Active school commutes could remove over 250,000 cars from London’s roads per day
The Mayor and Transport for London (TfL) are encouraging parents and children to walk or cycle to school, instead of driving.
Research from TfL’s Walking Action Plan has illustrated that a quarter of weekday morning peak car trips are for school drop-offs; a total of 254,000 trips a day.
If forming a traffic jam in single file, these cars alone would create a queue longer than 1,000km, greatly impacting congestion, air quality, safety and the efficiency of London’s roads.
Walking to school would drastically benefit both children’s health and the environment. If every young person walked one mile to school and back instead of being driven, 57kg of carbon could be saved every year.
Will Norman, London’s Walking and Cycling Commissioner, said: “Walking, cycling and scooting to school are fun and easy ways to build more activity into the day.

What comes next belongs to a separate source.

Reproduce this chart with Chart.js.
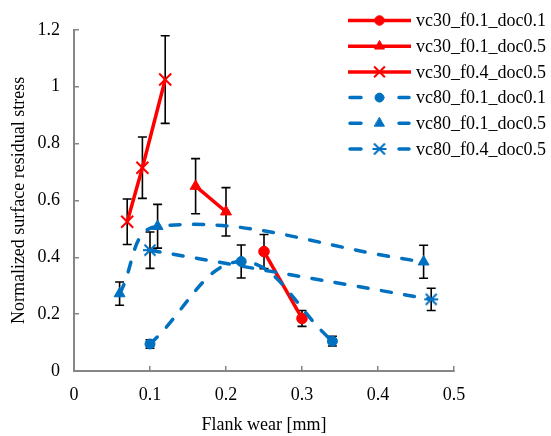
<!DOCTYPE html>
<html><head><meta charset="utf-8">
<script src="https://cdn.jsdelivr.net/npm/chart.js@4.4.0/dist/chart.umd.min.js"></script>
<style>html,body{margin:0;padding:0;background:#fff}#wrap{width:551px;height:436px}</style>
</head><body><div id="wrap"><canvas id="c" width="551" height="436"></canvas></div>
<script>
// ---- data ----
const seriesLabels = ['vc30_f0.1_doc0.1','vc30_f0.1_doc0.5','vc30_f0.4_doc0.5','vc80_f0.1_doc0.1','vc80_f0.1_doc0.5','vc80_f0.4_doc0.5'];

const vc30_f01_doc01_x   = [0.25, 0.30];
const vc30_f01_doc01_y   = [0.42, 0.185];
const vc30_f01_doc01_err = [0.06, 0.028];

const vc30_f01_doc05_x   = [0.16, 0.20];
const vc30_f01_doc05_y   = [0.65, 0.56];
const vc30_f01_doc05_err = [0.097, 0.085];

const vc30_f04_doc05_x   = [0.07, 0.09, 0.12];
const vc30_f04_doc05_y   = [0.525, 0.715, 1.025];
const vc30_f04_doc05_err = [0.08, 0.108, 0.154];

const vc80_f01_doc01_x   = [0.10, 0.22, 0.34];
const vc80_f01_doc01_y   = [0.095, 0.385, 0.105];
const vc80_f01_doc01_err = [0.015, 0.058, 0.017];

const vc80_f01_doc05_x   = [0.06, 0.11, 0.46];
const vc80_f01_doc05_y   = [0.272, 0.509, 0.384];
const vc80_f01_doc05_err = [0.041, 0.077, 0.058];

const vc80_f04_doc05_x   = [0.10, 0.47];
const vc80_f04_doc05_y   = [0.425, 0.252];
const vc80_f04_doc05_err = [0.064, 0.039];

const xAxisTitle = 'Flank wear [mm]';
const yAxisTitle = 'Normalized surface residual stress';
const xMin = 0, xMax = 0.5, xStep = 0.1;
const yMin = 0, yMax = 1.2, yStep = 0.2;

// ---- build ----
const RED = '#FF0000', BLUE = '#0070C0', AXIS = '#868686';
const FONT = 'Liberation Serif';
function pts(xs, ys){ return xs.map((x,i)=>({x:x, y:ys[i]})); }

// asterisk marker (x with horizontal bar), like the spreadsheet "star" marker
const starMarker = (function(){
  const c = document.createElement('canvas'); c.width = 16; c.height = 16;
  const g = c.getContext('2d'); g.strokeStyle = BLUE; g.lineWidth = 2;
  g.beginPath();
  g.moveTo(2.5,2.5); g.lineTo(13.5,13.5);
  g.moveTo(13.5,2.5); g.lineTo(2.5,13.5);
  g.moveTo(1,8); g.lineTo(15,8);
  g.stroke();
  return c;
})();

function redSeries(label, xs, ys, err, style, r){
  return {label, data: pts(xs,ys), errorBars: err, showLine:true, borderColor:RED, borderWidth:3.5,
    tension:0, pointStyle:style, pointRadius:r, pointHoverRadius:r, pointBackgroundColor:RED,
    pointBorderColor:RED, pointBorderWidth: style==='crossRot'?2:1, order:1};
}
function blueSeries(label, xs, ys, err, style, r){
  return {label, data: pts(xs,ys), errorBars: err, showLine:true, borderColor:BLUE, borderWidth:3.5,
    borderDash:[10,13.5], borderCapStyle:'round', tension:0.4, pointStyle:style, pointRadius:r, pointHoverRadius:r,
    pointBackgroundColor:BLUE, pointBorderColor:BLUE, pointBorderWidth:1, order:0};
}
const datasets = [
  redSeries(seriesLabels[0], vc30_f01_doc01_x, vc30_f01_doc01_y, vc30_f01_doc01_err, 'circle', 5.3),
  redSeries(seriesLabels[1], vc30_f01_doc05_x, vc30_f01_doc05_y, vc30_f01_doc05_err, 'triangle', 6.3),
  redSeries(seriesLabels[2], vc30_f04_doc05_x, vc30_f04_doc05_y, vc30_f04_doc05_err, 'crossRot', 8.5),
  blueSeries(seriesLabels[3], vc80_f01_doc01_x, vc80_f01_doc01_y, vc80_f01_doc01_err, 'circle', 5),
  blueSeries(seriesLabels[4], vc80_f01_doc05_x, vc80_f01_doc05_y, vc80_f01_doc05_err, 'triangle', 6.3),
  blueSeries(seriesLabels[5], vc80_f04_doc05_x, vc80_f04_doc05_y, vc80_f04_doc05_err, starMarker, 7)
];

const errorBarPlugin = {
  id:'errorBars',
  beforeDatasetsDraw(chart){
    const {ctx} = chart; const sx = chart.scales.x, sy = chart.scales.y;
    ctx.save(); ctx.strokeStyle = '#000'; ctx.lineWidth = 1.6;
    chart.data.datasets.forEach(ds => {
      ds.data.forEach((p,i) => {
        const e = ds.errorBars[i];
        const px = sx.getPixelForValue(p.x);
        const yt = sy.getPixelForValue(p.y + e), yb = sy.getPixelForValue(p.y - e);
        ctx.beginPath();
        ctx.moveTo(px, yt); ctx.lineTo(px, yb);
        ctx.moveTo(px-4.5, yt); ctx.lineTo(px+4.5, yt);
        ctx.moveTo(px-4.5, yb); ctx.lineTo(px+4.5, yb);
        ctx.stroke();
      });
    });
    ctx.restore();
  }
};

const legendPlugin = {
  id:'customLegend',
  afterDraw(chart){
    const ctx = chart.ctx;
    const x0 = 348, x1 = 411, mx = 379.5, tx = 416, y0 = 20.5, dy = 25.7;
    chart.data.datasets.forEach((ds,i) => {
      const y = y0 + i*dy;
      ctx.save();
      ctx.strokeStyle = ds.borderColor; ctx.lineWidth = ds.borderWidth;
      ctx.lineCap = ds.borderDash ? 'round' : 'butt';
      ctx.beginPath();
      if (ds.borderDash){ ctx.moveTo(x0+2,y); ctx.lineTo(361,y); ctx.moveTo(399,y); ctx.lineTo(x1-2,y); }
      else { ctx.moveTo(x0,y); ctx.lineTo(x1,y); }
      ctx.stroke();
      ctx.fillStyle = ds.pointBackgroundColor; ctx.strokeStyle = ds.pointBorderColor;
      ctx.lineWidth = ds.pointBorderWidth;
      Chart.helpers.drawPoint(ctx, {pointStyle: ds.pointStyle, radius: ds.pointRadius*0.9, borderWidth: ds.pointBorderWidth, rotation:0}, mx, y);
      ctx.fillStyle = '#000'; ctx.font = '18px "' + FONT + '"'; ctx.textBaseline = 'middle'; ctx.textAlign = 'left';
      ctx.fillText(ds.label, tx, y + 1);
      ctx.restore();
    });
  }
};

function fmt(v){ return String(Number(v.toFixed(2))); }

new Chart(document.getElementById('c'), {
  type:'scatter',
  data:{datasets},
  options:{
    responsive:false, animation:false,
    layout:{padding:{top:13, right:97, left:0, bottom:0}},
    plugins:{legend:{display:false}, tooltip:{enabled:false}},
    scales:{
      x:{type:'linear', min:xMin, max:xMax,
        ticks:{stepSize:xStep, padding:18, color:'#000', maxRotation:0, font:{family:FONT, size:18}, callback:fmt},
        grid:{drawOnChartArea:false, tickLength:-5, color:AXIS, lineWidth:1.5},
        border:{color:AXIS, width:2},
        title:{display:true, text:xAxisTitle, color:'#000', font:{family:FONT, size:18}, padding:{top:0, bottom:0}},
        afterFit(s){ s.height = 65; }
      },
      y:{type:'linear', min:yMin, max:yMax,
        ticks:{stepSize:yStep, padding:19, color:'#000', font:{family:FONT, size:18}, callback:fmt},
        grid:{drawOnChartArea:false, tickLength:-5, color:AXIS, lineWidth:1.5},
        border:{color:AXIS, width:2},
        title:{display:true, text:yAxisTitle, color:'#000', font:{family:FONT, size:18}, padding:{top:8, bottom:0}},
        afterFit(s){ s.width = 74; }
      }
    }
  },
  plugins:[errorBarPlugin, legendPlugin]
});
</script>
</body></html>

That’s why we’re determined to double the number of schools which champion active travel, enabling more London children to enjoy the benefits of leading active lives.”
TfL, the Mayor and others are delivering a number of projects that promote healthy, walkable school journeys and make it easier and more appealing for parents and children to walk or cycle to school. TfL’s STARS accreditation scheme inspires young Londoners to walk, cycle and scoot to school, with more than 1,500 schools, nurseries and colleges now involved in the scheme.
TfL is also transforming streets to encourage walking and cycling, ensuring people feel safe and that streets are easy to cross. Investments have improved walking routes between nearby housing estates and the local school, encouraging more students to walk to school. City Corporation research has revealed that air pollution at the nearby Sir John Cass’s Foundation Primary School has fallen below the legal annual limit for the first time since monitoring began in 2003 as a direct result of the improvements.
Ben Plowden, Director of Surface Strategy and Network Development at TfL, said: “Walking or cycling to school gives your child time to play, exercise and enjoy their local area. There are benefits for health, wellbeing and the environment, which is why we’re looking to increase the proportion of trips to primary schools made by walking from 53 to 57 per cent by 2024. This target will help ensure London has the best rates of walking to school in the country.”
The Mayor’s Transport Strategy aims for 80 per cent of journeys to be made by walking, cycling or public transport.